Python and some libraries (like pydantic) treat names with leading underscores specially, which may have adverse effects on the serializability of fields with certain names. I know Go also uses a similar method (casing) to convey privacy information, and I wonder if Go has similar issues at the intersection of those and serialization. Again, Rust/serde does not exhibit this issue because naming has no real effect (single leading underscore can silence unused-code warnings but that's it) and #[serde(rename = "whatever")] is painless and straightforward to use.

FAQ

  • Q: I haven't heard of anyone else having this problem, are you just bad at programming?

    A: You know, I haven't either. Maybe I am. *shrug*

  • Q: Why do serde-like frameworks combine the model definition and its configuration in the first place?

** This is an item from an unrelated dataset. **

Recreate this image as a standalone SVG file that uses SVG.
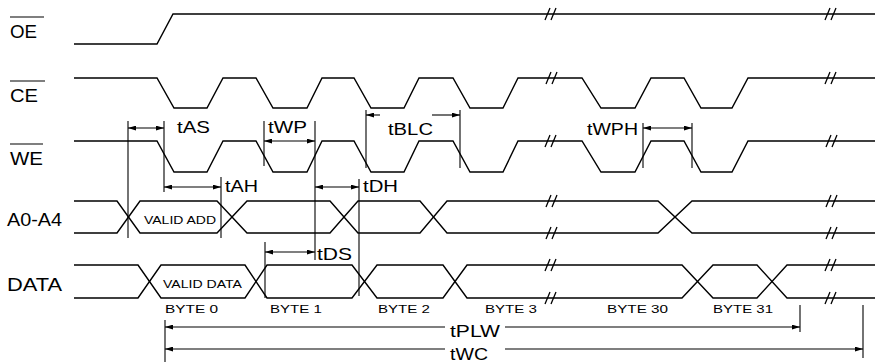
<svg xmlns="http://www.w3.org/2000/svg" xmlns:xlink="http://www.w3.org/1999/xlink" width="875" height="364" viewBox="0 0 875 364">
<style>
.sig{fill:none;stroke:#000;stroke-width:1.4;stroke-linejoin:miter}
.brk{fill:none;stroke:#000;stroke-width:1.3}
.tk{stroke:#000;stroke-width:1.1}
.ar{stroke:#000;stroke-width:1.1;fill:none}
.lbl{font-family:"Liberation Sans",Arial,Helvetica,sans-serif;font-size:18px;fill:#000}
.tl{font-family:"Liberation Sans",Arial,Helvetica,sans-serif;font-size:17px;fill:#000}
.sm{font-family:"Liberation Sans",Arial,Helvetica,sans-serif;font-size:11.5px;fill:#000}
.ob{stroke:#000;stroke-width:1.2}
</style>
<defs>
<path id="brk" d="M-7,6 L-2,-6 M-1,6 L4,-6"/>
<marker id="ah" viewBox="0 0 10 6" refX="10" refY="3" markerWidth="8" markerHeight="5" markerUnits="userSpaceOnUse" orient="auto-start-reverse">
<path d="M0,0 L10,3 L0,6 Z" fill="#000"/>
</marker>
</defs>
<rect width="875" height="364" fill="#fff"/>

<g id="OE">
<text class="lbl" x="10" y="38" textLength="27" lengthAdjust="spacingAndGlyphs">OE</text>
<line class="ob" x1="10" y1="17" x2="44" y2="17"/>
<path class="sig" d="M74,44 H157 L173,14 H875"/>
<use href="#brk" class="brk" x="552" y="14"/>
<use href="#brk" class="brk" x="832" y="14"/>
</g>

<g id="CE">
<text class="lbl" x="10" y="102" textLength="28" lengthAdjust="spacingAndGlyphs">CE</text>
<line class="ob" x1="10" y1="81" x2="45" y2="81"/>
<path class="sig" d="M74,78 H157 L174,108 H207 L223,78 H256 L273,108 H307 L322,78 H354 L371,108 H404 L419,78 H453 L470,108 H503 L518,78 H582 L601,108 H635 L651,78 H684 L701,108 H732 L748,78 H875"/>
<use href="#brk" class="brk" x="553" y="78"/>
<use href="#brk" class="brk" x="832" y="78"/>
</g>

<g id="WE">
<text class="lbl" x="10" y="165" textLength="33" lengthAdjust="spacingAndGlyphs">WE</text>
<line class="ob" x1="10" y1="144" x2="43" y2="144"/>
<path class="sig" d="M74,141 H157 L174,172 H207 L223,141 H256 L273,172 H307 L322,141 H354 L371,172 H404 L419,141 H453 L470,172 H503 L518,141 H582 L601,172 H635 L651,141 H684 L701,172 H732 L748,141 H875"/>
<use href="#brk" class="brk" x="552" y="141"/>
<use href="#brk" class="brk" x="833" y="141"/>
</g>

<g id="A0-A4">
<text class="lbl" x="7" y="226" textLength="55" lengthAdjust="spacingAndGlyphs">A0-A4</text>
<path class="sig" d="M74,201 H117 L140,233 H217 L247,201 H330 L358,233 H420 L447,201 H658 L692,233 H875"/>
<path class="sig" d="M74,233 H117 L140,201 H217 L247,233 H330 L358,201 H420 L447,233 H658 L692,201 H875"/>
<text class="sm" x="144" y="224" textLength="72" lengthAdjust="spacingAndGlyphs">VALID ADD</text>
<use href="#brk" class="brk" x="553" y="201"/>
<use href="#brk" class="brk" x="553" y="233"/>
<use href="#brk" class="brk" x="833" y="201"/>
<use href="#brk" class="brk" x="833" y="233"/>
</g>

<g id="DATA">
<text class="lbl" x="7" y="291" textLength="55" lengthAdjust="spacingAndGlyphs">DATA</text>
<path class="sig" d="M74,265 H138 L161,298 H245 L267,265 H352 L377,298 H443 L467,265 H682 L713,298 H757 L787,265 H875"/>
<path class="sig" d="M74,298 H138 L161,265 H245 L267,298 H352 L377,265 H443 L467,298 H682 L713,265 H757 L787,298 H875"/>
<text class="sm" x="163" y="288" textLength="79" lengthAdjust="spacingAndGlyphs">VALID DATA</text>
<use href="#brk" class="brk" x="552" y="265"/>
<use href="#brk" class="brk" x="552" y="298"/>
<use href="#brk" class="brk" x="832" y="265"/>
<use href="#brk" class="brk" x="832" y="298"/>
<text class="sm" x="165" y="313" textLength="53" lengthAdjust="spacingAndGlyphs">BYTE 0</text>
<text class="sm" x="270" y="313" textLength="52" lengthAdjust="spacingAndGlyphs">BYTE 1</text>
<text class="sm" x="378" y="313" textLength="52" lengthAdjust="spacingAndGlyphs">BYTE 2</text>
<text class="sm" x="485" y="313" textLength="52" lengthAdjust="spacingAndGlyphs">BYTE 3</text>
<text class="sm" x="607" y="313" textLength="61" lengthAdjust="spacingAndGlyphs">BYTE 30</text>
<text class="sm" x="713" y="313" textLength="60" lengthAdjust="spacingAndGlyphs">BYTE 31</text>
</g>

<g id="connectors">
<!-- ticks -->
<line class="tk" x1="128" y1="121" x2="128" y2="238"/>
<line class="tk" x1="164" y1="121" x2="164" y2="192"/>
<line class="tk" x1="221" y1="177" x2="221" y2="238"/>
<line class="tk" x1="264" y1="121" x2="264" y2="166"/>
<line class="tk" x1="265" y1="242" x2="265" y2="298"/>
<line class="tk" x1="315" y1="121" x2="315" y2="260"/>
<line class="tk" x1="359" y1="179" x2="359" y2="296"/>
<line class="tk" x1="366" y1="110" x2="366" y2="168"/>
<line class="tk" x1="460" y1="110" x2="460" y2="168"/>
<line class="tk" x1="643" y1="123" x2="643" y2="168"/>
<line class="tk" x1="692" y1="123" x2="692" y2="168"/>
<line class="tk" x1="165" y1="320" x2="165" y2="362"/>
<line class="tk" x1="800" y1="305" x2="800" y2="332"/>
<line class="tk" x1="863" y1="305" x2="863" y2="358"/>
<!-- arrows -->
<line class="ar" x1="128" y1="128" x2="164" y2="128" marker-start="url(#ah)" marker-end="url(#ah)"/>
<line class="ar" x1="164" y1="187" x2="221" y2="187" marker-start="url(#ah)" marker-end="url(#ah)"/>
<line class="ar" x1="264" y1="141" x2="315" y2="141" marker-start="url(#ah)" marker-end="url(#ah)"/>
<line class="ar" x1="315" y1="187" x2="359" y2="187" marker-start="url(#ah)" marker-end="url(#ah)"/>
<line class="ar" x1="265" y1="252" x2="315" y2="252" marker-start="url(#ah)" marker-end="url(#ah)"/>
<line class="ar" x1="380" y1="115" x2="366" y2="115" marker-end="url(#ah)"/>
<line class="ar" x1="432" y1="115" x2="460" y2="115" marker-end="url(#ah)"/>
<line class="ar" x1="643" y1="128" x2="692" y2="128" marker-start="url(#ah)" marker-end="url(#ah)"/>
<line class="ar" x1="445" y1="327" x2="165" y2="327" marker-end="url(#ah)"/>
<line class="ar" x1="505" y1="327" x2="800" y2="327" marker-end="url(#ah)"/>
<line class="ar" x1="445" y1="349" x2="165" y2="349" marker-end="url(#ah)"/>
<line class="ar" x1="505" y1="349" x2="863" y2="349" marker-end="url(#ah)"/>
<!-- labels -->
<text class="tl" x="177" y="133" textLength="33" lengthAdjust="spacingAndGlyphs">tAS</text>
<text class="tl" x="225" y="192" textLength="33" lengthAdjust="spacingAndGlyphs">tAH</text>
<text class="tl" x="268" y="133" textLength="39" lengthAdjust="spacingAndGlyphs">tWP</text>
<text class="tl" x="363" y="192" textLength="35" lengthAdjust="spacingAndGlyphs">tDH</text>
<text class="tl" x="388" y="135" textLength="45" lengthAdjust="spacingAndGlyphs">tBLC</text>
<text class="tl" x="587" y="135" textLength="51" lengthAdjust="spacingAndGlyphs">tWPH</text>
<text class="tl" x="317" y="260" textLength="35" lengthAdjust="spacingAndGlyphs">tDS</text>
<text class="tl" x="450" y="337" textLength="50" lengthAdjust="spacingAndGlyphs">tPLW</text>
<text class="tl" x="450" y="360" textLength="38" lengthAdjust="spacingAndGlyphs">tWC</text>
</g>
</svg>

    A: Because if they didn't, you'd wind up with a worse version of the problem with by_alias=True. It makes it possible to try to serialize something with the wrong configuration, instead of simply baking it in so it happens every time transparently to you. Maybe it wouldn't be so bad if all you were doing was changing field names, but there's a lot of stuff you can do with serde container and field attributes, pydantic validators, and manually implementing serde traits for complicated things. In serde's case, you'd also take a performance hit because now it would have to check a separate source for what to do with a model for every single model in the tree, instead of what it currently does, which is generate the correctly-configured code at compile time.